# Short problem
Write out the data below in full, unchanged, minus the images.

# Information supplied
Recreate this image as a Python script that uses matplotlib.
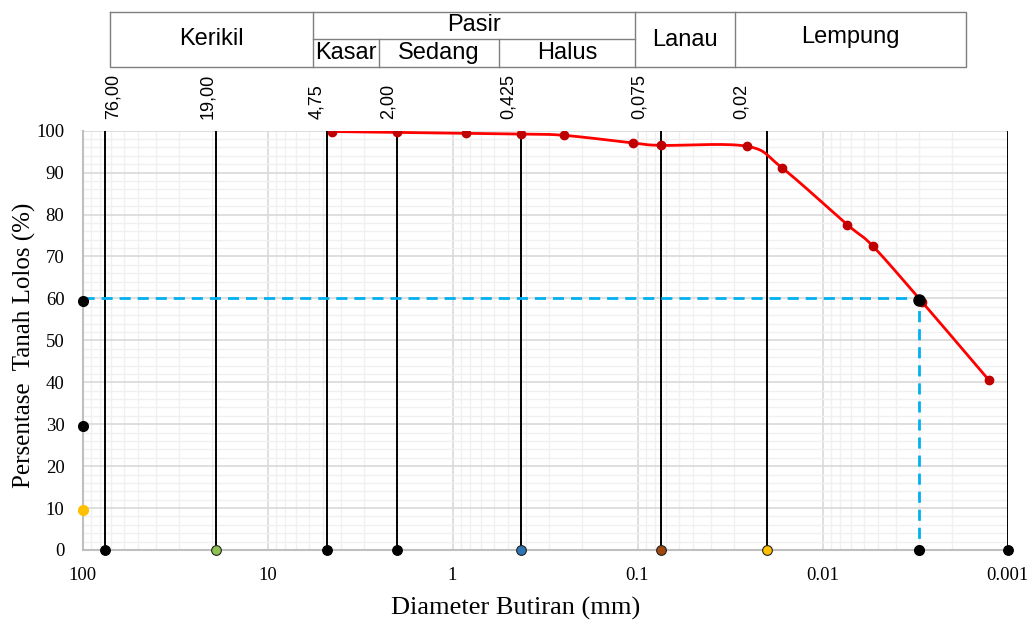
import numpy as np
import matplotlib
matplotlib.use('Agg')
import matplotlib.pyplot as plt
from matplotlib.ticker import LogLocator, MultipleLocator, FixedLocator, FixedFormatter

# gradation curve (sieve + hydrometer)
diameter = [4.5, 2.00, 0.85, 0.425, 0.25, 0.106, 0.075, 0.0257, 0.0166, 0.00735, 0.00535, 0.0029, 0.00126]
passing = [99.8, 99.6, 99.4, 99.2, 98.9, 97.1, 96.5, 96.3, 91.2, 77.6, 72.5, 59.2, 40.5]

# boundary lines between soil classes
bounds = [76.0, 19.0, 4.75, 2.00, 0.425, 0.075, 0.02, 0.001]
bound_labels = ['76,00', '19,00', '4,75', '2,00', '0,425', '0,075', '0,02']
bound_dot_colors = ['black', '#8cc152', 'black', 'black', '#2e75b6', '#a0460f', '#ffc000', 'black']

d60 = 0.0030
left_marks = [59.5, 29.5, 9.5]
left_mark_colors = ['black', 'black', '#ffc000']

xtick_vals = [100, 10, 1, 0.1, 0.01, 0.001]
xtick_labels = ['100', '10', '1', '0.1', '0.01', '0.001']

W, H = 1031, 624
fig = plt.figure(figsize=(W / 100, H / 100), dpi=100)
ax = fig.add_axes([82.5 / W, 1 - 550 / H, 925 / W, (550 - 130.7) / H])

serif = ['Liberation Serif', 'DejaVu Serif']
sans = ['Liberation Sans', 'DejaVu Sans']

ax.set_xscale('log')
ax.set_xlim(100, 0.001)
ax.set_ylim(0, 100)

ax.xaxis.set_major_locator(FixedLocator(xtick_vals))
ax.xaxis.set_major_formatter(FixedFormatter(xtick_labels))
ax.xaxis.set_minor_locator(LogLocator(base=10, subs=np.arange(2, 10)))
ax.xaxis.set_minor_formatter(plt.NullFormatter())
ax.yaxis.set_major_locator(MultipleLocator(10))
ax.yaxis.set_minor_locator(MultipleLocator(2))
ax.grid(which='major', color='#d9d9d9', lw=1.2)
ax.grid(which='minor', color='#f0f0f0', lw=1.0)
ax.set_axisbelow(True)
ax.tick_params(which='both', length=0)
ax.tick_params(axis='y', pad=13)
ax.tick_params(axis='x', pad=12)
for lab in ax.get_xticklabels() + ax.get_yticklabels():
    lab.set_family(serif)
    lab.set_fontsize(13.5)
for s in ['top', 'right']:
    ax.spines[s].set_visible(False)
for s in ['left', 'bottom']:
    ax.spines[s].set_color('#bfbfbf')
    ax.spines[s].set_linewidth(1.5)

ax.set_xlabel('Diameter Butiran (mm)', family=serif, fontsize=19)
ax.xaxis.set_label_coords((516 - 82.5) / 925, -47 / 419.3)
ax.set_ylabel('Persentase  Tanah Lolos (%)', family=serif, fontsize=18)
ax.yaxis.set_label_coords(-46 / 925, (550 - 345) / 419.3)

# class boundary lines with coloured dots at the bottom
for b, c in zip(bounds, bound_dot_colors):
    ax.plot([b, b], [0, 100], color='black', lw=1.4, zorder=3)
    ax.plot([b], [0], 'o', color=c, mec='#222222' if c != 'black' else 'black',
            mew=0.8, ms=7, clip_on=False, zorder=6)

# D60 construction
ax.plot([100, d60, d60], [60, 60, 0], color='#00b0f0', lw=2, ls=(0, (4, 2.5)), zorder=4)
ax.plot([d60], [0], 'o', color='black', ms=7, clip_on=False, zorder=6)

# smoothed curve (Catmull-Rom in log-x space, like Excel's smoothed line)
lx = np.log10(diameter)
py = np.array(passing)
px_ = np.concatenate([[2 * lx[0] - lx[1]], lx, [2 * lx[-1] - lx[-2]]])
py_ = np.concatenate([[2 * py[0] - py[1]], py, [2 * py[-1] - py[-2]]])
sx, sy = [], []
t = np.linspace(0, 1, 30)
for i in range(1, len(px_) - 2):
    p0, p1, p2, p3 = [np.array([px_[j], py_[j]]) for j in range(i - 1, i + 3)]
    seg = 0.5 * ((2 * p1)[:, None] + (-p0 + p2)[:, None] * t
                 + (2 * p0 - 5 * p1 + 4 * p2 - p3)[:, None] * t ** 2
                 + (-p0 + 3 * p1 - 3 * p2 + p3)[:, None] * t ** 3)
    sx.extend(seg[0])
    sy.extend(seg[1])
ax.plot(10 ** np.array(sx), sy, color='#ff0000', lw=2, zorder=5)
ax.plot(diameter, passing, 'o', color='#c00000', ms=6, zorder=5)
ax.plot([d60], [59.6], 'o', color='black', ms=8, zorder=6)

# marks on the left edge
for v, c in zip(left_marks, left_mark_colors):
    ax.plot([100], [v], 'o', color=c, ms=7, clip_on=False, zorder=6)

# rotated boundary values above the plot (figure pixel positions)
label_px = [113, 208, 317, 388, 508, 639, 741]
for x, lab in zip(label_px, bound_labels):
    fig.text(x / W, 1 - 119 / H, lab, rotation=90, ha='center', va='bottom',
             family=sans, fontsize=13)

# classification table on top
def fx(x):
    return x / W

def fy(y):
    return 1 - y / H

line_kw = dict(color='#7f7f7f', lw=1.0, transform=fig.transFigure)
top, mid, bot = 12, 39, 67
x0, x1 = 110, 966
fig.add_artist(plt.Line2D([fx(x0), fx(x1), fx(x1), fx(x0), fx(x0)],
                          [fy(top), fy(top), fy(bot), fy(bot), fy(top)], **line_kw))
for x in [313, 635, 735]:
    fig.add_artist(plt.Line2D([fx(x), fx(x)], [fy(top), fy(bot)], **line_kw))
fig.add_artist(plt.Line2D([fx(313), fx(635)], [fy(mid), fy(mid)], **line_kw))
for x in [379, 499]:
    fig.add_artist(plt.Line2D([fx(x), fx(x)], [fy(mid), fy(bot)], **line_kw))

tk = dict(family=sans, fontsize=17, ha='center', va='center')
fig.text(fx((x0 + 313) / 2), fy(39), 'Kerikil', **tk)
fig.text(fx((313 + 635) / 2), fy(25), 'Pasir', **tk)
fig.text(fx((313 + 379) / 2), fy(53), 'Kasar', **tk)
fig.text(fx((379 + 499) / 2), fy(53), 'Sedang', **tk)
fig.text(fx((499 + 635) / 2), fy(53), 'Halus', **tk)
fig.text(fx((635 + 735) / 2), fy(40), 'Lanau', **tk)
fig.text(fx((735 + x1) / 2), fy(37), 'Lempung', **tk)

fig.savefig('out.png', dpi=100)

# Response below
Recreate this image as a Python script that uses matplotlib.
import numpy as np
import matplotlib
matplotlib.use('Agg')
import matplotlib.pyplot as plt
from matplotlib.ticker import LogLocator, MultipleLocator, FixedLocator, FixedFormatter

# gradation curve (sieve + hydrometer)
diameter = [4.5, 2.00, 0.85, 0.425, 0.25, 0.106, 0.075, 0.0257, 0.0166, 0.00735, 0.00535, 0.0029, 0.00126]
passing = [99.8, 99.6, 99.4, 99.2, 98.9, 97.1, 96.5, 96.3, 91.2, 77.6, 72.5, 59.2, 40.5]

# boundary lines between soil classes
bounds = [76.0, 19.0, 4.75, 2.00, 0.425, 0.075, 0.02, 0.001]
bound_labels = ['76,00', '19,00', '4,75', '2,00', '0,425', '0,075', '0,02']
bound_dot_colors = ['black', '#8cc152', 'black', 'black', '#2e75b6', '#a0460f', '#ffc000', 'black']

d60 = 0.0030
left_marks = [59.5, 29.5, 9.5]
left_mark_colors = ['black', 'black', '#ffc000']

xtick_vals = [100, 10, 1, 0.1, 0.01, 0.001]
xtick_labels = ['100', '10', '1', '0.1', '0.01', '0.001']

W, H = 1031, 624
fig = plt.figure(figsize=(W / 100, H / 100), dpi=100)
ax = fig.add_axes([82.5 / W, 1 - 550 / H, 925 / W, (550 - 130.7) / H])

serif = ['Liberation Serif', 'DejaVu Serif']
sans = ['Liberation Sans', 'DejaVu Sans']

ax.set_xscale('log')
ax.set_xlim(100, 0.001)
ax.set_ylim(0, 100)

ax.xaxis.set_major_locator(FixedLocator(xtick_vals))
ax.xaxis.set_major_formatter(FixedFormatter(xtick_labels))
ax.xaxis.set_minor_locator(LogLocator(base=10, subs=np.arange(2, 10)))
ax.xaxis.set_minor_formatter(plt.NullFormatter())
ax.yaxis.set_major_locator(MultipleLocator(10))
ax.yaxis.set_minor_locator(MultipleLocator(2))
ax.grid(which='major', color='#d9d9d9', lw=1.2)
ax.grid(which='minor', color='#f0f0f0', lw=1.0)
ax.set_axisbelow(True)
ax.tick_params(which='both', length=0)
ax.tick_params(axis='y', pad=13)
ax.tick_params(axis='x', pad=12)
for lab in ax.get_xticklabels() + ax.get_yticklabels():
    lab.set_family(serif)
    lab.set_fontsize(13.5)
for s in ['top', 'right']:
    ax.spines[s].set_visible(False)
for s in ['left', 'bottom']:
    ax.spines[s].set_color('#bfbfbf')
    ax.spines[s].set_linewidth(1.5)

ax.set_xlabel('Diameter Butiran (mm)', family=serif, fontsize=19)
ax.xaxis.set_label_coords((516 - 82.5) / 925, -47 / 419.3)
ax.set_ylabel('Persentase  Tanah Lolos (%)', family=serif, fontsize=18)
ax.yaxis.set_label_coords(-46 / 925, (550 - 345) / 419.3)

# class boundary lines with coloured dots at the bottom
for b, c in zip(bounds, bound_dot_colors):
    ax.plot([b, b], [0, 100], color='black', lw=1.4, zorder=3)
    ax.plot([b], [0], 'o', color=c, mec='#222222' if c != 'black' else 'black',
            mew=0.8, ms=7, clip_on=False, zorder=6)

# D60 construction
ax.plot([100, d60, d60], [60, 60, 0], color='#00b0f0', lw=2, ls=(0, (4, 2.5)), zorder=4)
ax.plot([d60], [0], 'o', color='black', ms=7, clip_on=False, zorder=6)

# smoothed curve (Catmull-Rom in log-x space, like Excel's smoothed line)
lx = np.log10(diameter)
py = np.array(passing)
px_ = np.concatenate([[2 * lx[0] - lx[1]], lx, [2 * lx[-1] - lx[-2]]])
py_ = np.concatenate([[2 * py[0] - py[1]], py, [2 * py[-1] - py[-2]]])
sx, sy = [], []
t = np.linspace(0, 1, 30)
for i in range(1, len(px_) - 2):
    p0, p1, p2, p3 = [np.array([px_[j], py_[j]]) for j in range(i - 1, i + 3)]
    seg = 0.5 * ((2 * p1)[:, None] + (-p0 + p2)[:, None] * t
                 + (2 * p0 - 5 * p1 + 4 * p2 - p3)[:, None] * t ** 2
                 + (-p0 + 3 * p1 - 3 * p2 + p3)[:, None] * t ** 3)
    sx.extend(seg[0])
    sy.extend(seg[1])
ax.plot(10 ** np.array(sx), sy, color='#ff0000', lw=2, zorder=5)
ax.plot(diameter, passing, 'o', color='#c00000', ms=6, zorder=5)
ax.plot([d60], [59.6], 'o', color='black', ms=8, zorder=6)

# marks on the left edge
for v, c in zip(left_marks, left_mark_colors):
    ax.plot([100], [v], 'o', color=c, ms=7, clip_on=False, zorder=6)

# rotated boundary values above the plot (figure pixel positions)
label_px = [113, 208, 317, 388, 508, 639, 741]
for x, lab in zip(label_px, bound_labels):
    fig.text(x / W, 1 - 119 / H, lab, rotation=90, ha='center', va='bottom',
             family=sans, fontsize=13)

# classification table on top
def fx(x):
    return x / W

def fy(y):
    return 1 - y / H

line_kw = dict(color='#7f7f7f', lw=1.0, transform=fig.transFigure)
top, mid, bot = 12, 39, 67
x0, x1 = 110, 966
fig.add_artist(plt.Line2D([fx(x0), fx(x1), fx(x1), fx(x0), fx(x0)],
                          [fy(top), fy(top), fy(bot), fy(bot), fy(top)], **line_kw))
for x in [313, 635, 735]:
    fig.add_artist(plt.Line2D([fx(x), fx(x)], [fy(top), fy(bot)], **line_kw))
fig.add_artist(plt.Line2D([fx(313), fx(635)], [fy(mid), fy(mid)], **line_kw))
for x in [379, 499]:
    fig.add_artist(plt.Line2D([fx(x), fx(x)], [fy(mid), fy(bot)], **line_kw))

tk = dict(family=sans, fontsize=17, ha='center', va='center')
fig.text(fx((x0 + 313) / 2), fy(39), 'Kerikil', **tk)
fig.text(fx((313 + 635) / 2), fy(25), 'Pasir', **tk)
fig.text(fx((313 + 379) / 2), fy(53), 'Kasar', **tk)
fig.text(fx((379 + 499) / 2), fy(53), 'Sedang', **tk)
fig.text(fx((499 + 635) / 2), fy(53), 'Halus', **tk)
fig.text(fx((635 + 735) / 2), fy(40), 'Lanau', **tk)
fig.text(fx((735 + x1) / 2), fy(37), 'Lempung', **tk)

fig.savefig('out.png', dpi=100)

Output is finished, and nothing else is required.